TASK INPUT:
^^^^^^^^

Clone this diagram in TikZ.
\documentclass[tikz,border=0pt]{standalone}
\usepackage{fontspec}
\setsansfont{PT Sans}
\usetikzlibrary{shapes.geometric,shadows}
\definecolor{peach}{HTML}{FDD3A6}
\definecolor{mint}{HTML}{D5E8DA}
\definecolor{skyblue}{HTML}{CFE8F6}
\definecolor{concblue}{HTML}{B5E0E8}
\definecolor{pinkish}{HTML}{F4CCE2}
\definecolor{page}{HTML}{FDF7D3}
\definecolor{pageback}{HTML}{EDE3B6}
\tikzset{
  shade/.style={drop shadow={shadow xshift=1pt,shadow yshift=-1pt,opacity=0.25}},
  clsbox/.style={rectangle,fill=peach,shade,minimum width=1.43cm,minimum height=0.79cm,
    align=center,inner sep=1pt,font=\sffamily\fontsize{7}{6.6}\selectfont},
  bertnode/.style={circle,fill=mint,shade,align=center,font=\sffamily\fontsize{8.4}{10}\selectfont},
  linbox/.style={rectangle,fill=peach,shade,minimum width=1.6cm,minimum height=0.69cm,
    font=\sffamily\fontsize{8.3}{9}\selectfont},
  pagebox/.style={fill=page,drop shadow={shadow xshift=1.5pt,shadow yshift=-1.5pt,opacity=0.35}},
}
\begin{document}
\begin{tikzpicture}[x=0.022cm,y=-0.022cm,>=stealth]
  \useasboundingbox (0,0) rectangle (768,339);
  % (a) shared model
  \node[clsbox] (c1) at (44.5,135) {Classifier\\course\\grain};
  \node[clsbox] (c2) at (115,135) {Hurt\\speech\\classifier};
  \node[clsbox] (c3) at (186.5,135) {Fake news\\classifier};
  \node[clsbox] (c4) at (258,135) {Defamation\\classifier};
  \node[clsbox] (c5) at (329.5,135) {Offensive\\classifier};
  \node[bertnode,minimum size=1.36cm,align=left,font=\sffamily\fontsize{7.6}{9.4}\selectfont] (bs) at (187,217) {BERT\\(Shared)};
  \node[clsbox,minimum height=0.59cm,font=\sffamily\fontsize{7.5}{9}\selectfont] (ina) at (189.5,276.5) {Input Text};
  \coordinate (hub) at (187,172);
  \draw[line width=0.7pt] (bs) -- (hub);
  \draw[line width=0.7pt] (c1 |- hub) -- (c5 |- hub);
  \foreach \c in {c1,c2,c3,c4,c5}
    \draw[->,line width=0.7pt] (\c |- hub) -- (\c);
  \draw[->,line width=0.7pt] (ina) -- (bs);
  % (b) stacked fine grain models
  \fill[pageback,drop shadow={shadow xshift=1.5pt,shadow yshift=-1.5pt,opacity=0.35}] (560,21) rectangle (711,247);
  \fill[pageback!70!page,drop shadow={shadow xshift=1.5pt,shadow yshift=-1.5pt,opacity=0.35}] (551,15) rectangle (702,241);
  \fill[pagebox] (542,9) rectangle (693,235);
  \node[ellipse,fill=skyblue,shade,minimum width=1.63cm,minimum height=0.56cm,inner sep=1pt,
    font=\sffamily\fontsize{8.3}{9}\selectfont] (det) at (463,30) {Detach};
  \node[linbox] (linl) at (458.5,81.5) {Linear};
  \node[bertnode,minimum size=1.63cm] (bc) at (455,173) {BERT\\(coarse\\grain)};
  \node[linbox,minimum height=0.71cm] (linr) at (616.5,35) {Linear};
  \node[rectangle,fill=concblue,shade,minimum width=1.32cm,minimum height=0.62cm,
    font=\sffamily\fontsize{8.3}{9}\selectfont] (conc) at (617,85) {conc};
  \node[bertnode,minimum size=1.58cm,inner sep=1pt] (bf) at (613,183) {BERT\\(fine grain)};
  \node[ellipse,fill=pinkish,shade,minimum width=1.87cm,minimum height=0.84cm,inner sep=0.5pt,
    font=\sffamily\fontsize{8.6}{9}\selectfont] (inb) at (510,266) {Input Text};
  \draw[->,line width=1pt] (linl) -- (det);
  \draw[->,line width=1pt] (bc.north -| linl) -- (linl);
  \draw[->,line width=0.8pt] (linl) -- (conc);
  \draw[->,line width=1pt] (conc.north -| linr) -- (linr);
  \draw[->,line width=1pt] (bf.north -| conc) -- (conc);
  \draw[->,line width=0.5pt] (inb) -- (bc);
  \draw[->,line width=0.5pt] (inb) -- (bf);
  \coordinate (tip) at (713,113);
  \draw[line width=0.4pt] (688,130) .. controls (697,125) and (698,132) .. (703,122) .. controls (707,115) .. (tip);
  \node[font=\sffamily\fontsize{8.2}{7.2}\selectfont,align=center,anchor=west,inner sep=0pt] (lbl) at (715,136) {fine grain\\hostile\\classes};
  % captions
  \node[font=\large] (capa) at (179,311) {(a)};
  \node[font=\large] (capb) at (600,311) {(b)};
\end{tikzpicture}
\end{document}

^^^^^^^^

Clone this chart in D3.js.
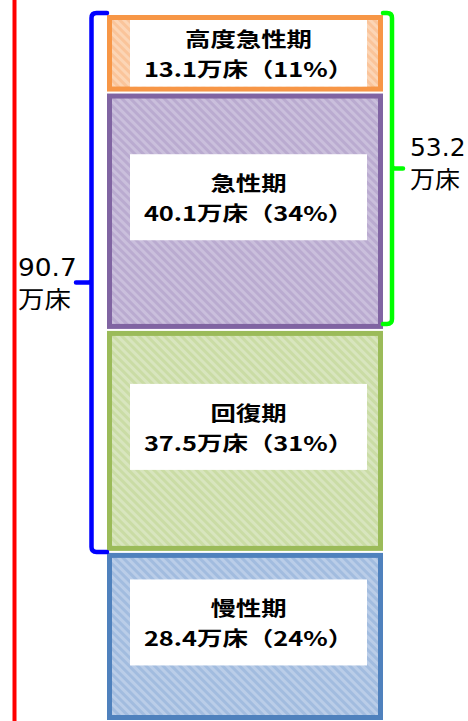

^^^^^^^^

WHAT IS ASKED: Pull out every line holding "Clone" from the records above, and copy it.

WRITTEN SOLUTION:
Clone this diagram in TikZ.
Clone this chart in D3.js.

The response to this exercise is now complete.